"""
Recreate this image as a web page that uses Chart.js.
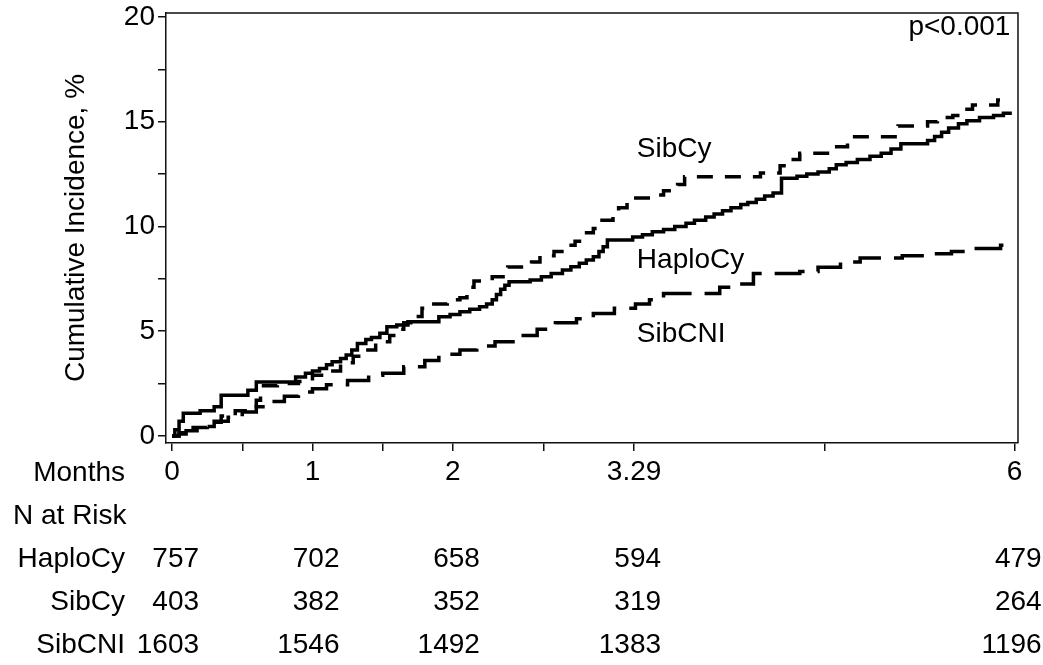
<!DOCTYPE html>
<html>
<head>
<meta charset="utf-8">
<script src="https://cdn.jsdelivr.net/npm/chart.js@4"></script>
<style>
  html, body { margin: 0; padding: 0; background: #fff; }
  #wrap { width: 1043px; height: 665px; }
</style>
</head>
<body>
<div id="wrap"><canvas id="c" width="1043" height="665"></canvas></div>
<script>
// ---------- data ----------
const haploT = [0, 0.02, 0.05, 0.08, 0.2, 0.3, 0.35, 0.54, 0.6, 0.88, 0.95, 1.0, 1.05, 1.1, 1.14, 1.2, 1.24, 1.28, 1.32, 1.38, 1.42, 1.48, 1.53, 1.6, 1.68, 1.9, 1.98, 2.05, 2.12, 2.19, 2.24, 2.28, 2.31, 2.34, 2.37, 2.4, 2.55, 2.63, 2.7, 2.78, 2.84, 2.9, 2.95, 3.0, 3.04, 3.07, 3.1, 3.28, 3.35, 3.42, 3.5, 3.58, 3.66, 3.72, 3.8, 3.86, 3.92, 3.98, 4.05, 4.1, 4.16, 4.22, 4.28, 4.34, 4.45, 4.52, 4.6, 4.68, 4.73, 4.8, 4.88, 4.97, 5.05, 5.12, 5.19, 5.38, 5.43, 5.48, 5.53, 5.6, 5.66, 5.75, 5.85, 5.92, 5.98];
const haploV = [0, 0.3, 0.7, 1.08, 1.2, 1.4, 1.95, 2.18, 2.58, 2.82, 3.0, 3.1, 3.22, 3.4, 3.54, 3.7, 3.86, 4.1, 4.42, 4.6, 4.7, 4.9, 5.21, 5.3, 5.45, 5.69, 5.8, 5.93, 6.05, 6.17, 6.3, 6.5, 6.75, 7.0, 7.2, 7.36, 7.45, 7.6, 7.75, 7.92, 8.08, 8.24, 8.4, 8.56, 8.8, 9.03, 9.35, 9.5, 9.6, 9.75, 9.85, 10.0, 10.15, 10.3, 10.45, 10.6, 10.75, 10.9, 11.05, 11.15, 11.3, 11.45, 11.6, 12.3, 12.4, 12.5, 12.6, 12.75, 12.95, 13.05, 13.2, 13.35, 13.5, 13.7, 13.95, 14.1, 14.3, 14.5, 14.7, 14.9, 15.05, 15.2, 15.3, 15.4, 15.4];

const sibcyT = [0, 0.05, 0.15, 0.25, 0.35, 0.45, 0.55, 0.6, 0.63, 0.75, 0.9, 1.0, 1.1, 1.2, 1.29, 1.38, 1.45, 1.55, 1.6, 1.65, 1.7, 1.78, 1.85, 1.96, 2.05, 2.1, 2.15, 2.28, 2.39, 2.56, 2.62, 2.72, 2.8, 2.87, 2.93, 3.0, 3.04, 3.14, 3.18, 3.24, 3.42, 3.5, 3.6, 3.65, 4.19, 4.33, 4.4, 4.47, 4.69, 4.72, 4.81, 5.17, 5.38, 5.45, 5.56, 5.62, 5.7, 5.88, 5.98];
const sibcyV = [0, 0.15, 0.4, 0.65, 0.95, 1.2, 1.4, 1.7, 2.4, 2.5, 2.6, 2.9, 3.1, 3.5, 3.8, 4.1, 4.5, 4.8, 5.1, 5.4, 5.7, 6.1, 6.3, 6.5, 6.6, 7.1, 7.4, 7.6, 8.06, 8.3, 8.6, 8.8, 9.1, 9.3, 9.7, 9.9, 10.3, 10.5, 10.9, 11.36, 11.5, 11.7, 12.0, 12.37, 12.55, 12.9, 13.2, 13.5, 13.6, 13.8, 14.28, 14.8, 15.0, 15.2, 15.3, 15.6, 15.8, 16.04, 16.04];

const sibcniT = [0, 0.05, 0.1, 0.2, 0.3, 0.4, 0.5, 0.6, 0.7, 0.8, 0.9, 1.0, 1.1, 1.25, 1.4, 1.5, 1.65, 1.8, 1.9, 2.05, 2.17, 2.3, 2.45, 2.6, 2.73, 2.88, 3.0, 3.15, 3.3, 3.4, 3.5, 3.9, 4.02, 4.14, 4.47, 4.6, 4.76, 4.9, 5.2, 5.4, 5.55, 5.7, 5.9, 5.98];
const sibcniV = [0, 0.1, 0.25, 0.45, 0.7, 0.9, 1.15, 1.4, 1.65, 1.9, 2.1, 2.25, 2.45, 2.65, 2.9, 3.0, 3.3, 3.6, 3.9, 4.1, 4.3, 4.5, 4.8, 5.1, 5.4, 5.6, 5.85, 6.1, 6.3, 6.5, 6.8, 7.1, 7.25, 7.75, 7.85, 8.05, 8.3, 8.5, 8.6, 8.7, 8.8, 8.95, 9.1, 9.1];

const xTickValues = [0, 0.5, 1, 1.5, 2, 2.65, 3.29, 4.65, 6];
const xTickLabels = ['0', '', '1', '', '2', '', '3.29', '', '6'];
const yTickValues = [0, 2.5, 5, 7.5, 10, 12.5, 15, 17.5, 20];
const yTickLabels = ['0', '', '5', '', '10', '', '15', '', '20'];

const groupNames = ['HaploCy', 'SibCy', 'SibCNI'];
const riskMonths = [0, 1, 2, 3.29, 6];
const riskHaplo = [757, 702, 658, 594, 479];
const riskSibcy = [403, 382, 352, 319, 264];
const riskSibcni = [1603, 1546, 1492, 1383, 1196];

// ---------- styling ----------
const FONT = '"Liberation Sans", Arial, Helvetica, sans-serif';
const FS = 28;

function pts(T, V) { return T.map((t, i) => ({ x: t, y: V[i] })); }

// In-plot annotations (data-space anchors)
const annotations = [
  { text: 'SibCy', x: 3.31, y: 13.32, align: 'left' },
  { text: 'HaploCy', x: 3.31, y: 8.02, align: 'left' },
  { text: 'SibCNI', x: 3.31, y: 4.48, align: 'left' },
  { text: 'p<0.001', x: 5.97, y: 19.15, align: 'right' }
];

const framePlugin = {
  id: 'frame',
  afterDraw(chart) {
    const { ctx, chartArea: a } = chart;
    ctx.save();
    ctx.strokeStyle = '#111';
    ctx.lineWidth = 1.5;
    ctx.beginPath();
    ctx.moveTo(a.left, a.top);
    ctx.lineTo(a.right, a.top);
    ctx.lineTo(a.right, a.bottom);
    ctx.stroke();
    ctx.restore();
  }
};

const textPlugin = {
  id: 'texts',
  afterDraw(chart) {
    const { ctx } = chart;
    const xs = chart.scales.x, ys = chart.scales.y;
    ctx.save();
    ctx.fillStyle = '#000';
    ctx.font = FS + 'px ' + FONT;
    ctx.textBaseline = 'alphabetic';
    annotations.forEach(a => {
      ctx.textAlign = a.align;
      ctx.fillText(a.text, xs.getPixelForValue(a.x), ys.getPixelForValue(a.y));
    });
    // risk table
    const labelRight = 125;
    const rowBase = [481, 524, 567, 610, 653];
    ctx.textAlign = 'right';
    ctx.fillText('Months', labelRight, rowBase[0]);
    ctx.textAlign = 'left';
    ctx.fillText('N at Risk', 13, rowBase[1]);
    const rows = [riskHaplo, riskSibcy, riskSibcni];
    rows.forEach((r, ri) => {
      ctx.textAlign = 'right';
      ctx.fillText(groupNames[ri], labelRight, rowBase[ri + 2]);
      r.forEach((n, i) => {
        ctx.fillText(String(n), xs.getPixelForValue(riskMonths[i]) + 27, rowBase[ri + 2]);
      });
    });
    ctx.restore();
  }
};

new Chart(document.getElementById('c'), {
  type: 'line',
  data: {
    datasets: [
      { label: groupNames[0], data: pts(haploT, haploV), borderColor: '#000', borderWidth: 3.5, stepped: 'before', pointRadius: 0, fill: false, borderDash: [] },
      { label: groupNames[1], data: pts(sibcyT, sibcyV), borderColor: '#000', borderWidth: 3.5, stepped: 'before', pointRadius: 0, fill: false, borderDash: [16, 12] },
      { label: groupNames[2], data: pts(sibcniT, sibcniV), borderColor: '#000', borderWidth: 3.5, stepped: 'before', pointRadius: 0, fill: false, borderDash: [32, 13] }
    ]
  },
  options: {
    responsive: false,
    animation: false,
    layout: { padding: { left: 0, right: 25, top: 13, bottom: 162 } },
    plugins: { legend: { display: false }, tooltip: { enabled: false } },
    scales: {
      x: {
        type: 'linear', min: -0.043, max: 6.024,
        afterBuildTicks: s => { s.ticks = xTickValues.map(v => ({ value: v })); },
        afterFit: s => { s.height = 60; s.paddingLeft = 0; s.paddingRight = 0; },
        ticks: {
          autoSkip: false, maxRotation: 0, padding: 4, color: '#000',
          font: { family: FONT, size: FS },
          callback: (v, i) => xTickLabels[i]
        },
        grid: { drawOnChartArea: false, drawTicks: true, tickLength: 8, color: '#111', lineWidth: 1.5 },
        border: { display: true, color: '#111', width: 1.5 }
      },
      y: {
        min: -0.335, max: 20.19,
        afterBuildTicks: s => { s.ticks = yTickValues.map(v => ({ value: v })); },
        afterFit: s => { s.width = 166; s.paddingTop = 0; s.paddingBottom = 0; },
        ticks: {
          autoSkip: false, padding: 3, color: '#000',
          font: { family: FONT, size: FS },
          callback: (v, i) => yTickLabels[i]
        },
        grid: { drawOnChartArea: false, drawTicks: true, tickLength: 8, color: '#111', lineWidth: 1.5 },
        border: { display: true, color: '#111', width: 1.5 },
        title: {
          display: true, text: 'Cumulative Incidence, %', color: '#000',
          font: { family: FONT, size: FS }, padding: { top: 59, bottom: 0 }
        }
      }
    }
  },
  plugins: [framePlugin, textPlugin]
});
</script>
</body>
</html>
"""
- [Set task] Write out the lines from the start of the material to the line with "15.8, 16.04, 16.04];", inclusive and exactly. Skip the pictures.

- [Output of the exercise]
Recreate this image as a web page that uses Chart.js.
<!DOCTYPE html>
<html>
<head>
<meta charset="utf-8">
<script src="https://cdn.jsdelivr.net/npm/chart.js@4"></script>
<style>
  html, body { margin: 0; padding: 0; background: #fff; }
  #wrap { width: 1043px; height: 665px; }
</style>
</head>
<body>
<div id="wrap"><canvas id="c" width="1043" height="665"></canvas></div>
<script>
// ---------- data ----------
const haploT = [0, 0.02, 0.05, 0.08, 0.2, 0.3, 0.35, 0.54, 0.6, 0.88, 0.95, 1.0, 1.05, 1.1, 1.14, 1.2, 1.24, 1.28, 1.32, 1.38, 1.42, 1.48, 1.53, 1.6, 1.68, 1.9, 1.98, 2.05, 2.12, 2.19, 2.24, 2.28, 2.31, 2.34, 2.37, 2.4, 2.55, 2.63, 2.7, 2.78, 2.84, 2.9, 2.95, 3.0, 3.04, 3.07, 3.1, 3.28, 3.35, 3.42, 3.5, 3.58, 3.66, 3.72, 3.8, 3.86, 3.92, 3.98, 4.05, 4.1, 4.16, 4.22, 4.28, 4.34, 4.45, 4.52, 4.6, 4.68, 4.73, 4.8, 4.88, 4.97, 5.05, 5.12, 5.19, 5.38, 5.43, 5.48, 5.53, 5.6, 5.66, 5.75, 5.85, 5.92, 5.98];
const haploV = [0, 0.3, 0.7, 1.08, 1.2, 1.4, 1.95, 2.18, 2.58, 2.82, 3.0, 3.1, 3.22, 3.4, 3.54, 3.7, 3.86, 4.1, 4.42, 4.6, 4.7, 4.9, 5.21, 5.3, 5.45, 5.69, 5.8, 5.93, 6.05, 6.17, 6.3, 6.5, 6.75, 7.0, 7.2, 7.36, 7.45, 7.6, 7.75, 7.92, 8.08, 8.24, 8.4, 8.56, 8.8, 9.03, 9.35, 9.5, 9.6, 9.75, 9.85, 10.0, 10.15, 10.3, 10.45, 10.6, 10.75, 10.9, 11.05, 11.15, 11.3, 11.45, 11.6, 12.3, 12.4, 12.5, 12.6, 12.75, 12.95, 13.05, 13.2, 13.35, 13.5, 13.7, 13.95, 14.1, 14.3, 14.5, 14.7, 14.9, 15.05, 15.2, 15.3, 15.4, 15.4];

const sibcyT = [0, 0.05, 0.15, 0.25, 0.35, 0.45, 0.55, 0.6, 0.63, 0.75, 0.9, 1.0, 1.1, 1.2, 1.29, 1.38, 1.45, 1.55, 1.6, 1.65, 1.7, 1.78, 1.85, 1.96, 2.05, 2.1, 2.15, 2.28, 2.39, 2.56, 2.62, 2.72, 2.8, 2.87, 2.93, 3.0, 3.04, 3.14, 3.18, 3.24, 3.42, 3.5, 3.6, 3.65, 4.19, 4.33, 4.4, 4.47, 4.69, 4.72, 4.81, 5.17, 5.38, 5.45, 5.56, 5.62, 5.7, 5.88, 5.98];
const sibcyV = [0, 0.15, 0.4, 0.65, 0.95, 1.2, 1.4, 1.7, 2.4, 2.5, 2.6, 2.9, 3.1, 3.5, 3.8, 4.1, 4.5, 4.8, 5.1, 5.4, 5.7, 6.1, 6.3, 6.5, 6.6, 7.1, 7.4, 7.6, 8.06, 8.3, 8.6, 8.8, 9.1, 9.3, 9.7, 9.9, 10.3, 10.5, 10.9, 11.36, 11.5, 11.7, 12.0, 12.37, 12.55, 12.9, 13.2, 13.5, 13.6, 13.8, 14.28, 14.8, 15.0, 15.2, 15.3, 15.6, 15.8, 16.04, 16.04];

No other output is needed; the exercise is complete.